David Green

David Green (Books) is the imprint under which I published booklets of my own poems. The original allocation of ISBN numbers is used up now, though. The 'Collected Poems' are now available as a pdf. The website is now what it has become, often more about music than books and not so often about poems. It will be about whatever suggests itself.

Thursday, 27 March 2025

Ivory Duo at Lunchtime Live!

 Ivory Duo, Portsmouth Cathedral, Mar 27

Always much looked-forward to on the Portsmouth Lunchtime Live schedule is the visit of the Ivory Duo, Natalie Tsaldarakis and Panayotis Archontides. On this occasion their programme readily divided itself into two halves, the first of great delicacy and the second more powerful.
Lola Perrin's Lettres d'amour dans le parc was a homage to Debussy, lingering faraway, possibly in the subconscious as if on the outer limits of our awareness. Then, with Ravel's anniversary making his music a more popular choice than ever, Ma mère l'Oye was a suite of miniatures based on nursery rhymes, its opening Pavane from Sleeping Beauty retaining much from the first piece.

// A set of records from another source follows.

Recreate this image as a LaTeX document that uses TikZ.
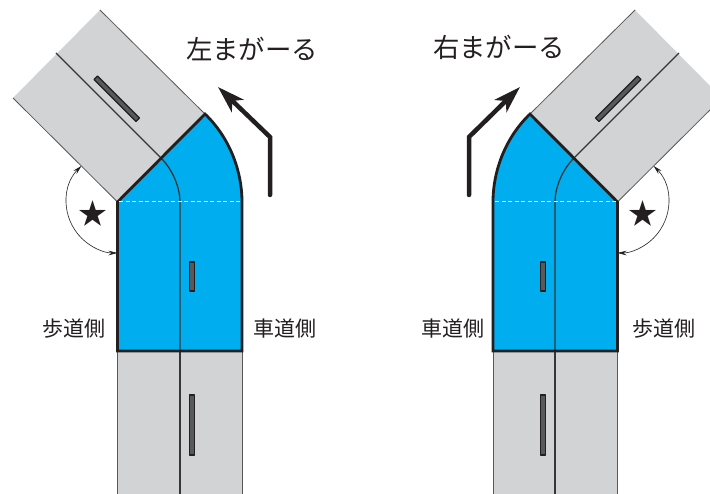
\documentclass[tikz,border=0pt]{standalone}
\usepackage{fontspec}
\usetikzlibrary{positioning,calc,arrows.meta}
\newfontfamily\jpfont{Noto Sans CJK JP}
\definecolor{roadgray}{HTML}{D1D3D4}
\definecolor{bendblue}{HTML}{00AEEF}
\definecolor{inkline}{HTML}{231F20}
\definecolor{barfill}{HTML}{58595B}
\tikzset{
  roadedge/.style={draw=inkline!75,line width=.8pt},
  midline/.style={draw=inkline!90,line width=1.3pt},
  bendedge/.style={draw=inkline,line width=2.8pt},
  midbar/.style={draw=inkline,fill=barfill,line width=1.2pt,line join=round},
  turnarrow/.style={draw=inkline,line width=4.5pt,line cap=round,line join=miter,
    -{Stealth[length=27pt,width=17pt,inset=7pt]}},
  anglearc/.style={draw=inkline,line width=.6pt,
    {Stealth[length=9pt,width=4.5pt]}-{Stealth[length=9pt,width=4.5pt]}},
  bigtext/.style={font=\jpfont\fontsize{26.4}{27}\selectfont,text=inkline,inner sep=0pt},
  sidetext/.style={font=\jpfont\fontsize{21}{21}\selectfont,text=inkline,inner sep=0pt},
}
% One bend with its roads, drawn for the left turn and mirrored for the right
\newcommand*{\roadbend}{%
  % Gray road going away from the bend
  \fill[roadgray] (117.5,202) -- (205,114) -- (100,10) -- (13,98) -- cycle;
  \draw[roadedge] (117.5,202) -- (13,98);
  \draw[roadedge] (205,114) -- (100,10);
  \draw[midline] (161,158) -- (56,53);
  \draw[midbar] (97.5,76) -- (139.5,118) -- (136,121.5) -- (94,79.5) -- cycle;
  % Gray road below the bend
  \fill[roadgray] (117.5,351) rectangle (242,494);
  \draw[roadedge] (117.5,351) -- (117.5,494);
  \draw[roadedge] (242,351) -- (242,494);
  \draw[midline] (180,351) -- (180,494);
  \draw[midbar] (189.7,395) rectangle (194.5,455);
  % Blue bend
  \fill[bendblue] (117.5,351) -- (117.5,202) -- (205,114)
    .. controls (229,137) and (242,170) .. (242,202) -- (242,351) -- cycle;
  \draw[midline] (180,351) -- (180,202) .. controls (180,188) and (173,170) .. (161,158);
  \draw[bendedge,line join=miter] (205,114) .. controls (229,137) and (242,170) .. (242,202)
    -- (242,351) -- (117.5,351) -- (117.5,202) -- cycle;
  \draw[midbar] (189.7,262) rectangle (194.5,291);
  % Dashed line where the curve starts
  \draw[white,line width=1pt,dash pattern=on 4pt off 2.5pt] (119,202) -- (241,202);
  % Angle at the inner corner
  \draw[anglearc] (117.5,202) ++(225:51) arc[start angle=225,end angle=90,radius=51];
}

\begin{document}
\begin{tikzpicture}[x=1pt,y=-1pt]
\useasboundingbox (0,0) rectangle (710,494);
\clip (0,0) rectangle (710,494);
% Left turn
\roadbend
% Right turn
\begin{scope}[xshift=735pt,xscale=-1]
  \roadbend
\end{scope}
% Arrows along the turns
\coordinate (ltail) at (270,195);
\coordinate (lknee) at (270,137);
\coordinate (lhead) at (218,87);
\draw[turnarrow] (ltail) -- (lknee) -- (lhead);
\coordinate (rtail) at (469,195);
\coordinate (rknee) at (469,137);
\coordinate (rhead) at (520,87);
\draw[turnarrow] (rtail) -- (rknee) -- (rhead);
% Titles
\node[bigtext] (ltitle) at (252,49) {左まがーる};
\node[bigtext] (rtitle) at (499,47) {右まがーる};
% Stars in the corners
\node[bigtext,font=\jpfont\fontsize{29}{29}\selectfont] (lstar) at (93,214) {★};
\node[bigtext,font=\jpfont\fontsize{29}{29}\selectfont] (rstar) at (643,214) {★};
% Side labels
\node[sidetext] (lwalk) at (74,329) {歩道側};
\node[sidetext] (lroad) at (285,329) {車道側};
\node[sidetext] (rroad) at (453,329) {車道側};
\node[sidetext] (rwalk) at (664,329) {歩道側};
\end{tikzpicture}
\end{document}
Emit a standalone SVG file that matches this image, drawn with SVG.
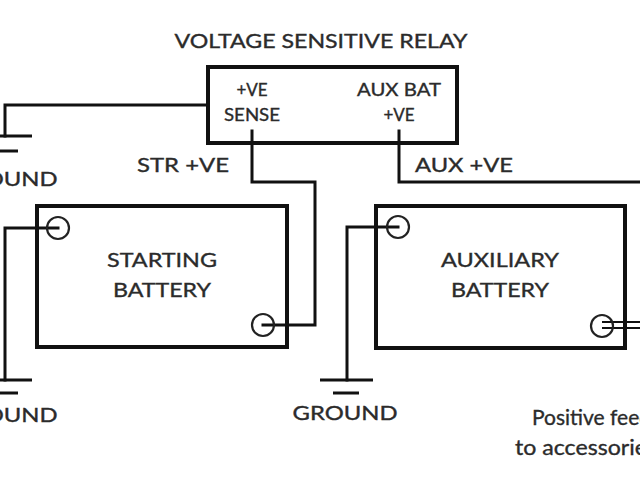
<svg xmlns="http://www.w3.org/2000/svg" width="640" height="480" viewBox="0 0 640 480">
<style>
.t{font-family:Lato,"Liberation Sans",sans-serif;fill:#2b2b2b;stroke:#2b2b2b;stroke-width:0.35}
.s17{font-size:17px}
.s19{font-size:19px}
.s20{font-size:20px}
.s21{font-size:21px}
.m{text-anchor:middle}
.w{fill:none;stroke:#111;stroke-width:3;stroke-linecap:square;stroke-linejoin:miter}
.box{fill:none;stroke:#111;stroke-width:4}
.term{fill:none;stroke:#222;stroke-width:2.2}
</style>
<rect width="640" height="480" fill="#fff"/>
<g id="connectors">
<polyline class="w" points="208,105 5,105 5,136"/>
<polyline class="w" points="252,131 252,182 315,182 315,325 263,325"/>
<polyline class="w" points="399,131 399,182 642,182"/>
<polyline class="w" points="58,228 5,228 5,380"/>
<polyline class="w" points="398,227 347,227 347,380"/>
<line x1="602" y1="322" x2="642" y2="322" stroke="#111" stroke-width="2.2"/>
<line x1="602" y1="328" x2="642" y2="328" stroke="#111" stroke-width="2.2"/>
</g>
<g id="ground-top-left">
<line x1="-21" y1="136" x2="32" y2="136" stroke="#111" stroke-width="3"/>
<line x1="-8" y1="151" x2="18" y2="151" stroke="#111" stroke-width="3"/>
<text class="t s19 m" x="5" y="186" textLength="105" lengthAdjust="spacingAndGlyphs">GROUND</text>
</g>
<g id="ground-bottom-left">
<line x1="-21" y1="380" x2="32" y2="380" stroke="#111" stroke-width="3"/>
<line x1="-8" y1="393" x2="18" y2="393" stroke="#111" stroke-width="3"/>
<text class="t s19 m" x="5" y="422" textLength="105" lengthAdjust="spacingAndGlyphs">GROUND</text>
</g>
<g id="ground-aux">
<line x1="320" y1="380" x2="373" y2="380" stroke="#111" stroke-width="3"/>
<line x1="333" y1="393" x2="359" y2="393" stroke="#111" stroke-width="3"/>
<text class="t s19 m" x="345" y="420" textLength="105" lengthAdjust="spacingAndGlyphs">GROUND</text>
</g>
<g id="relay">
<text class="t s19 m" x="321" y="48" textLength="293" lengthAdjust="spacingAndGlyphs">VOLTAGE SENSITIVE RELAY</text>
<rect class="box" x="208" y="67" width="249" height="76" stroke-width="3.5"/>
<text class="t s17 m" x="252" y="96">+VE</text>
<text class="t s17 m" x="252" y="121" textLength="56" lengthAdjust="spacingAndGlyphs">SENSE</text>
<text class="t s17 m" x="399" y="96" textLength="84" lengthAdjust="spacingAndGlyphs">AUX BAT</text>
<text class="t s17 m" x="399" y="121">+VE</text>
</g>
<g id="labels">
<text class="t s19" x="137" y="172" textLength="92" lengthAdjust="spacingAndGlyphs">STR +VE</text>
<text class="t s19" x="415" y="172" textLength="98" lengthAdjust="spacingAndGlyphs">AUX +VE</text>
<text class="t s21" x="532" y="425" textLength="119" lengthAdjust="spacingAndGlyphs">Positive feed</text>
<text class="t s21" x="515" y="455" textLength="142" lengthAdjust="spacingAndGlyphs">to accessories</text>
</g>
<g id="starting-battery">
<rect class="box" x="37" y="206" width="250" height="141"/>
<circle class="term" cx="58" cy="228" r="11"/>
<circle class="term" cx="263" cy="325" r="11"/>
<text class="t s20 m" x="162" y="267" textLength="110" lengthAdjust="spacingAndGlyphs">STARTING</text>
<text class="t s20 m" x="162" y="297" textLength="98" lengthAdjust="spacingAndGlyphs">BATTERY</text>
</g>
<g id="auxiliary-battery">
<rect class="box" x="376" y="206" width="249" height="142"/>
<circle class="term" cx="398" cy="227" r="11"/>
<circle class="term" cx="602" cy="326" r="11"/>
<text class="t s20 m" x="500" y="267" textLength="118" lengthAdjust="spacingAndGlyphs">AUXILIARY</text>
<text class="t s20 m" x="500" y="297" textLength="98" lengthAdjust="spacingAndGlyphs">BATTERY</text>
</g>
</svg>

Panayotis brought forth the beast in the bass in Conversation of the Beauty and The Beast until Le jardin féerique, the Fairy Garden, was gentlest of all until a sparkling finish.
I'm not sure I'm aware of a composer quite like Busoni whose ravishing Romanticism fits so well with his sympathy for Bach. His Finnländische Volksweisen fuses vigorous folk melodies with a sense of baroque order, its highly-charged reverberations not restrained but enhanced by its respect for, and echoes of, the godfather of counterpoint. It developed into a vivacious vivace and a precocious presto.But more vigour was yet to come as Panayotis rattled through the top end of Danse Macabre in a tempestuous account with Natalie in the engine room. She didn't have quite so much time for it in this but elsewhere when she had a spare hand she helped herself to a bit of conducting practice and I wondered if she has in mind a further career on a podium. 
For the most part my family were cyclists more than musicians. My father rode on the front of a tandem, firstly with his brother behind as a teenager and later in life with my mother. The tandem was jocularly known in such circumstances as the 'marriage tester'. Such partners performing together on the one piano is an obvious parallel. In both cases, the test has been passed - most harmoniously.